Authors: Vabo G, Slettebø Å, Fossum M
J Clin Nurs. 2017 Apr;26(7-8):983-993
AIMS AND OBJECTIVES: The aim of this study is to describe healthcare professionals' experiences and perceptions of an intervention implemented in an action research project conducted to improve nursing documentation practices in four municipalities in Norway.
BACKGROUND: Documentation of individualized patient care is a continuing concern in healthcare services and could impacts the quality and safety of healthcare. Use of electronic systems has made some aspects of documentation more comprehensive, but creation of an individualized care plan remains a pressing issue.
DESIGN: A qualitative descriptive design was used.

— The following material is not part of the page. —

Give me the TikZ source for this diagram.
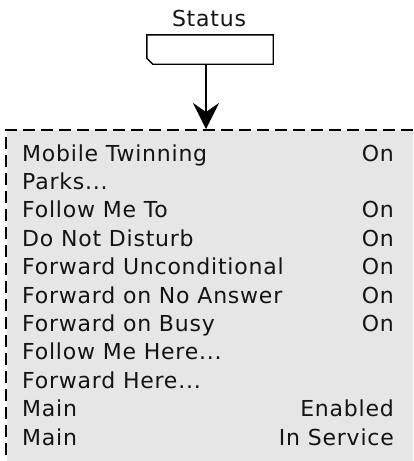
\documentclass[tikz,border=0pt]{standalone}
\usepackage{fontspec}
\setmainfont{DejaVu Sans}
\newfontfamily\menufont[LetterSpace=3.5]{DejaVu Sans}
\usetikzlibrary{arrows.meta}
\definecolor{MenuGray}{RGB}{230,230,230}
\definecolor{MenuText}{RGB}{20,20,20}
\tikzset{
	>={Stealth[length=26pt, width=26pt, inset=9pt]},
	statusbox/.style={minimum width=126pt, minimum height=29pt, inner sep=0pt},
	boxline/.style={black, line width=1.4pt, fill=white},
	item/.style={font=\menufont\fontsize{22}{24}\selectfont, text=MenuText,
		inner sep=0pt, anchor=base west},
	value/.style={font=\menufont\fontsize{22}{24}\selectfont, text=MenuText,
		inner sep=0pt, anchor=base east},
	menuedge/.style={black, line width=1.5pt, dash pattern=on 12pt off 6pt},
}

\begin{document}
\begin{tikzpicture}[x=1pt, y=-1pt]
		
		\useasboundingbox (0,0) rectangle (413,461);
		
		% Menu background (runs off the right and bottom)
		\fill[MenuGray] (7,130) rectangle (413,461);
		\draw[menuedge] (413,130) -- (6,130) -- (6,461);
		
		% Status softkey, chamfered at the lower left
		\node[item, anchor=base] (status) at (209,26) {Status};
		\node[statusbox] (statusbtn) at (210,49.5) {};
		\draw[boxline] (statusbtn.north west) -- (statusbtn.north east)
		-- (statusbtn.south east) -- ([xshift=6pt]statusbtn.south west)
		-- ([yshift=6pt]statusbtn.south west) -- cycle;
		
		\coordinate (btnout) at ([xshift=-4pt]statusbtn.south);
		\coordinate (menutop) at (206,129);
		\draw[->, line width=1.4pt] (btnout) -- (menutop);
		
		\def\py{28.4}
		
		% Menu entries
		\node[item] (twin)   at (22,161) {Mobile Twinning};
		\node[item] (parks)  at (22,161+\py) {Parks...};
		\node[item] (follow) at (22,161+2*\py) {Follow Me To};
		\node[item] (dnd)    at (22,161+3*\py) {Do Not Disturb};
		\node[item] (fwdu)   at (22,161+4*\py) {Forward Unconditional};
		\node[item] (fwdna)  at (22,161+5*\py) {Forward on No Answer};
		\node[item] (fwdb)   at (22,161+6*\py) {Forward on Busy};
		\node[item] (fmhere) at (22,161+7*\py) {Follow Me Here...};
		\node[item] (fwhere) at (22,161+8*\py) {Forward Here...};
		\node[item] (mainA)  at (22,161+9*\py) {Main};
		\node[item] (mainB)  at (22,161+10*\py) {Main};
		
		% Values, right aligned
		\node[value] (twinv)   at (394,161) {On};
		\node[value] (followv) at (394,161+2*\py) {On};
		\node[value] (dndv)    at (394,161+3*\py) {On};
		\node[value] (fwduv)   at (394,161+4*\py) {On};
		\node[value] (fwdnav)  at (394,161+5*\py) {On};
		\node[value] (fwdbv)   at (394,161+6*\py) {On};
		\node[value] (mainAv)  at (394,161+9*\py) {Enabled};
		\node[value] (mainBv)  at (394,161+10*\py) {In Service};
		
	\end{tikzpicture}
\end{document}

METHODS: An action research project was conducted between 2010-2012 to improve the content and quality of nursing documentation in community healthcare services in four municipalities. One year after the project was completed four focus group interviews were conducted with healthcare professionals, one for each involved municipality. Two unit managers were interviewed individually. Qualitative content analysis was used.
RESULTS: Three themes emerged: healthcare professionals perceived competing interest; they experienced that they had to manage complexity and changes; and they highlighted a clear and visible leader as important for success.
CONCLUSIONS: Quality improvement activities are essential. Healthcare professionals experience a complicated situation when electronic health record systems do not support workflow. Further research is recommended to focus on the functionality and user interface of electronic health record systems, and on the role of leadership when implementing changes in clinical practice.
RELEVANCE TO CLINICAL PRACTICE: Stronger cooperation among policymakers, electronic health record system vendors, and healthcare professionals is essential for improving electronic health record systems and documentation practices. Involvement of end-users in these improvements can make a difference in the way the systems are perceived in the clinical workflow.